Surprisingly the train is made up of a single open compartment, and not separate cabins, as I had expected. My berth consists initially in two facing seats, and I switch between them to spy on my fellow passengers. They are all Thais: a couple in their 40s taking all sorts of affectionate postures, a lonely man with his bottle and dubious suitcase, two children intermittently falling asleep on their grandma. A few hours later we reach a major transportation hub and the car fills with passengers. The Eastern Oriental Express, a luxury train that revives the golden age of railway travel, pulls up next to us, and through our windows we see wooden bedroom suites and glowing dining cars. From one, four elderly Americans around their opulent dinner table wave to me and raise their glasses. Yep.
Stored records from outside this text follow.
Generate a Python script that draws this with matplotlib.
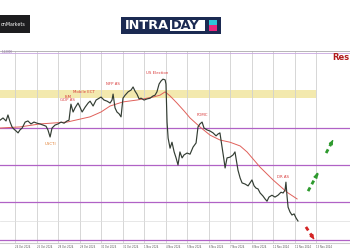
import matplotlib
matplotlib.use("Agg")
import matplotlib.pyplot as plt
from matplotlib.patches import Rectangle

# price trace (day index, price)
days = [-0.70, -0.56, -0.42, -0.33, -0.23, -0.14, -0.05, 0.05, 0.14, 0.23,
        0.33, 0.47, 0.60, 0.74, 0.88, 1.02, 1.16, 1.30, 1.44, 1.53,
        1.63, 1.72, 1.86, 2.00, 2.14, 2.28, 2.42, 2.51, 2.60, 2.70,
        2.79, 2.93, 3.02, 3.12, 3.26, 3.40, 3.49, 3.63, 3.77, 3.91,
        4.00, 4.14, 4.28, 4.42, 4.51, 4.56, 4.65, 4.74, 4.84, 4.93,
        5.02, 5.12, 5.26, 5.40, 5.49, 5.58, 5.67, 5.77, 5.86, 6.00,
        6.14, 6.28, 6.42, 6.51, 6.60, 6.70, 6.79, 6.88, 6.98, 7.02,
        7.07, 7.12, 7.21, 7.30, 7.40, 7.49, 7.58, 7.67, 7.77, 7.86,
        8.00, 8.14, 8.28, 8.42, 8.51, 8.60, 8.70, 8.79, 8.93, 9.07,
        9.21, 9.35, 9.44, 9.53, 9.63, 9.72, 9.77, 9.86, 10.00, 10.14,
        10.23, 10.37, 10.47, 10.56, 10.70, 10.84, 10.93, 11.02, 11.12, 11.21,
        11.30, 11.40, 11.53, 11.63, 11.72, 11.81, 11.95, 12.09, 12.23, 12.37,
        12.47, 12.56, 12.60, 12.65, 12.70, 12.79, 12.88, 12.98, 13.07, 13.16]
price = [1.1020, 1.1026, 1.1018, 1.1034, 1.1015, 1.1002, 1.0996, 1.0991, 1.0986, 1.0994,
         1.0999, 1.1015, 1.1018, 1.1010, 1.1015, 1.1012, 1.1010, 1.1007, 1.1004, 1.0994,
         1.0975, 1.0999, 1.1007, 1.1010, 1.1015, 1.1012, 1.1018, 1.1020, 1.1063, 1.1042,
         1.1053, 1.1066, 1.1055, 1.1042, 1.1055, 1.1066, 1.1071, 1.1058, 1.1074, 1.1079,
         1.1082, 1.1074, 1.1071, 1.1066, 1.1074, 1.1090, 1.1053, 1.1042, 1.1037, 1.1029,
         1.1079, 1.1087, 1.1096, 1.1101, 1.1109, 1.1098, 1.1090, 1.1077, 1.1079, 1.1074,
         1.1077, 1.1079, 1.1085, 1.1087, 1.1096, 1.1117, 1.1125, 1.1130, 1.1128, 1.1117,
         1.1015, 1.0972, 1.0945, 1.0961, 1.0935, 1.0919, 1.0900, 1.0935, 1.0919, 1.0927,
         1.0932, 1.0929, 1.0948, 1.0959, 1.1002, 1.1010, 1.1015, 1.0999, 1.0994, 1.0991,
         1.0986, 1.0978, 1.0983, 1.0986, 1.0948, 1.0913, 1.0892, 1.0919, 1.0921, 1.0927,
         1.0935, 1.0886, 1.0865, 1.0852, 1.0849, 1.0844, 1.0852, 1.0860, 1.0844, 1.0838,
         1.0836, 1.0825, 1.0817, 1.0809, 1.0803, 1.0814, 1.0819, 1.0814, 1.0819, 1.0827,
         1.0825, 1.0833, 1.0854, 1.0817, 1.0787, 1.0774, 1.0766, 1.0769, 1.0758, 1.0750]

ma_days = [-0.70, 0.23, 1.16, 2.42, 3.49, 4.00, 4.42, 5.02, 5.67, 6.42, 6.74, 6.98,
           7.21, 7.53, 7.86, 8.14, 8.60, 9.07, 9.53, 10.00, 10.47, 10.79, 11.40, 12.00,
           12.65, 13.12]
ma_price = [1.0999, 1.1002, 1.1010, 1.1015, 1.1029, 1.1042, 1.1058, 1.1069, 1.1074, 1.1082,
            1.1087, 1.1096, 1.1085, 1.1066, 1.1045, 1.1026, 1.1002, 1.0980, 1.0967, 1.0961,
            1.0951, 1.0935, 1.0894, 1.0860, 1.0827, 1.0809]

levels = [1.1200, 1.1000, 1.0900, 1.0800, 1.0700]
zone = (1.1080, 1.1100)

events = ["ISM", "GDP AS", "Mobile ECT", "NFP AS", "US Election", "FOMC", "DR AS"]
event_days = [2.47, 2.42, 3.21, 4.56, 6.60, 8.70, 12.47]
event_price = [1.1077, 1.1069, 1.1090, 1.1112, 1.1141, 1.1028, 1.0862]

date_labels = ["24 Oct 2024", "25 Oct 2024", "28 Oct 2024", "29 Oct 2024", "30 Oct 2024",
               "31 Oct 2024", "1 Nov 2024", "4 Nov 2024", "5 Nov 2024", "6 Nov 2024",
               "7 Nov 2024", "8 Nov 2024", "11 Nov 2024", "12 Nov 2024", "13 Nov 2024"]

# scenario arrows (start day, start price, end day, end price)
arrows_up = [(13.63, 1.0830, 14.14, 1.0884), (14.47, 1.0932, 14.79, 1.0967)]
arrow_down = (13.53, 1.0734, 13.91, 1.0701)

fig = plt.figure(figsize=(3.5, 2.5), dpi=100)
fig.patch.set_facecolor("white")

# logos
fig.patches.append(Rectangle((0.0, 0.868), 0.086, 0.072, transform=fig.transFigure,
                             facecolor="#1d1d1f", edgecolor="none"))
fig.text(0.003, 0.904, "onMarkets", color="white", fontsize=3.4, va="center")
fig.patches.append(Rectangle((0.346, 0.864), 0.286, 0.068, transform=fig.transFigure,
                             facecolor="#1b2a52", edgecolor="none"))
fig.patches.append(Rectangle((0.486, 0.876), 0.100, 0.044, transform=fig.transFigure,
                             facecolor="white", edgecolor="none"))
fig.text(0.356, 0.898, "INTRA", color="white", fontsize=9.3, fontweight="bold", va="center")
fig.text(0.489, 0.898, "DAY", color="#1b2a52", fontsize=9.3, fontweight="bold", va="center")
fig.patches.append(Rectangle((0.596, 0.900), 0.024, 0.020, transform=fig.transFigure,
                             facecolor="#2cc6d8", edgecolor="none"))
fig.patches.append(Rectangle((0.596, 0.876), 0.024, 0.022, transform=fig.transFigure,
                             facecolor="#e8277c", edgecolor="none"))

ax = fig.add_axes([0.0, 0.028, 1.0, 0.768])
ax.set_xlim(-0.70, 15.58)
ax.set_ylim(1.0691, 1.12054)

ax.set_xticks(range(15))
ax.set_xticklabels(date_labels, fontsize=1.8, color="#555555", ha="left")
ax.set_yticks([])
ax.tick_params(axis="x", length=0, pad=1.2)
ax.grid(axis="x", color="#d0d0d0", lw=0.6)
ax.axhline(1.0750, color="#dddddd", lw=0.5)
for s in ["left", "right"]:
    ax.spines[s].set_visible(False)
ax.spines["top"].set_color("#aaaaaa")
ax.spines["bottom"].set_color("#cccccc")
ax.spines["top"].set_linewidth(0.6)

ax.axhspan(zone[0], zone[1], xmin=0, xmax=(14.0 + 0.70) / 16.28, color="#f1e6a0", alpha=0.85, lw=0)
for i, lv in enumerate(levels):
    ax.axhline(lv, color="#c9a6df" if i == 0 else "#b062c6", lw=0.6 if i == 0 else 0.9)

ax.plot(ma_days, ma_price, color="#e0605a", lw=0.7)
ax.plot(days, price, color="#333d33", lw=0.85)

for name, d, p in zip(events, event_days, event_price):
    ax.text(d, p, name, color="#d83a3a", fontsize=2.8, ha="center", va="bottom")
ax.text(1.63, 1.0961, "USCTI", color="#e07a2a", fontsize=2.8, ha="center", va="top")
ax.text(15.55, 1.1187, "Res", color="#b01c1c", fontsize=6, fontweight="bold",
        ha="right", va="center")
ax.text(-0.62, 1.1203, "1.12000", color="#8a6aa0", fontsize=2.0, va="center")

for x0, y0, x1, y1 in arrows_up:
    ax.plot([x0, x1], [y0, y1], color="#2e9a2e", lw=2.0, ls=(0, (1.5, 1.3)))
    ax.annotate("", xy=(x1, y1), xytext=(x0 + 0.75 * (x1 - x0), y0 + 0.75 * (y1 - y0)),
                arrowprops=dict(arrowstyle="-|>", color="#2e9a2e", lw=1.2, mutation_scale=5))
x0, y0, x1, y1 = arrow_down
ax.plot([x0, x1], [y0, y1], color="#d42424", lw=2.0, ls=(0, (1.5, 1.3)))
ax.annotate("", xy=(x1, y1), xytext=(x0 + 0.75 * (x1 - x0), y0 + 0.75 * (y1 - y0)),
            arrowprops=dict(arrowstyle="-|>", color="#d42424", lw=1.2, mutation_scale=5))

fig.savefig("out.png", dpi=100)
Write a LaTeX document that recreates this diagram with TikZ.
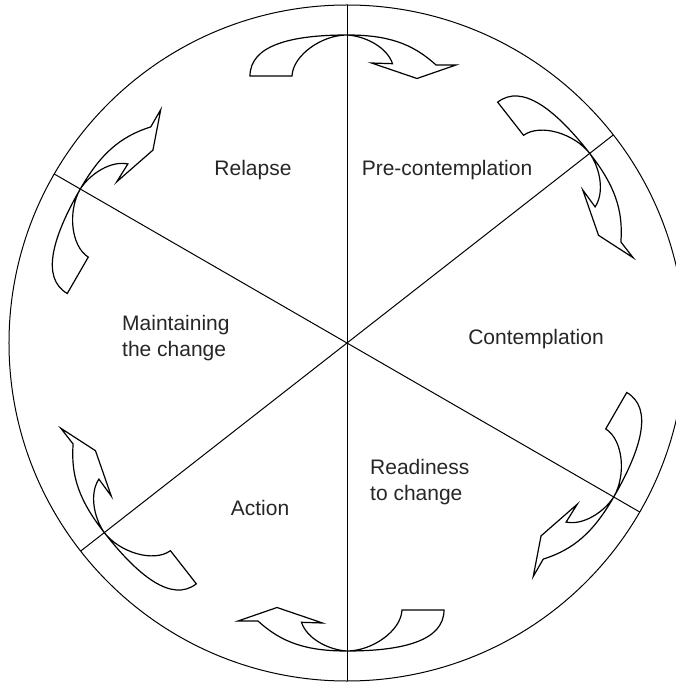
\documentclass[tikz,border=0pt]{standalone}
\usepackage{fontspec}
\setmainfont{Liberation Sans}
\begin{document}
\begin{tikzpicture}[x=1pt,y=1pt,
    stagelabel/.style={font=\fontsize{21}{26.7}\selectfont, text=black!85, inner sep=0pt, align=left},
    cyclearrow/.style={line width=1.2pt, line join=miter}]
    \useasboundingbox (-347,-339) rectangle (328,343);
    % Wheel and spokes
    \coordinate (hub) at (0,0);
    \draw[line width=1pt] (hub) circle (338);
    \foreach \a in {90,38,-30,-90,218,150} {\draw[line width=1pt] (hub) -- (\a:338);}
    % Arrows from stage to stage
    \foreach \a in {90,38,-30,-90,218,150} {
        \begin{scope}[shift={(\a:308)}, rotate={\a-90}]
            \draw[cyclearrow] (-97,-41) .. controls (-97,-10) and (-55,0) .. (0,0)
                .. controls (40,0) and (65,-8) .. (89,-30) -- (109,-30) -- (70,-43.5)
                -- (24.5,-28) -- (45.5,-28.7) .. controls (40,-12) and (18,-1) .. (0,0)
                .. controls (-25,0) and (-54,-20) .. (-55,-41) -- cycle;
        \end{scope}
    }
    % Stage names
    \node[stagelabel] (relapse) at (-94,173) {Relapse};
    \node[stagelabel] (precontemplation) at (100,173) {Pre-contemplation};
    \node[stagelabel] (contemplation) at (189,4) {Contemplation};
    \node[stagelabel, anchor=west] (maintaining) at (-225,5) {Maintaining\\the change};
    \node[stagelabel] (action) at (-87,-165) {Action};
    \node[stagelabel, anchor=west] (readiness) at (23,-139) {Readiness\\to change};
\end{tikzpicture}
\end{document}
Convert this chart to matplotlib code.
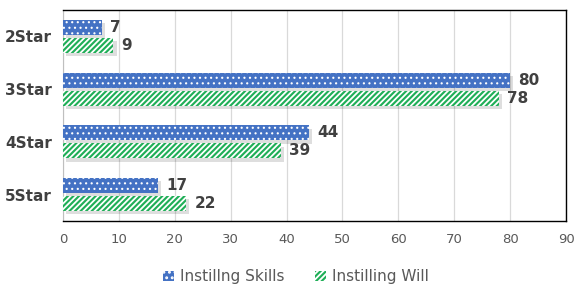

At nightfall, the car attendant fastidiously mounts and equips each berth; suddenly everyone can pull a curtain and have their private space, and the car undergoes a radical transformation. They turn on the A/C generously and, after putting on my only long-sleeved shirt, I still have to wrap myself in the towel they gave me to keep warm. I wake up at 4:00am after repeated nightmares about missing my stop. Everyone in the car is sound asleep, and a neatly ironed uniform hanging besides a berth informs the needy passenger where the attendant is sleeping. One hour later, a sleepy assistant announces me that my stop is coming up next. When I leave the cryogenic train, my glasses fog up, obstructing my first view of Phetchaburi.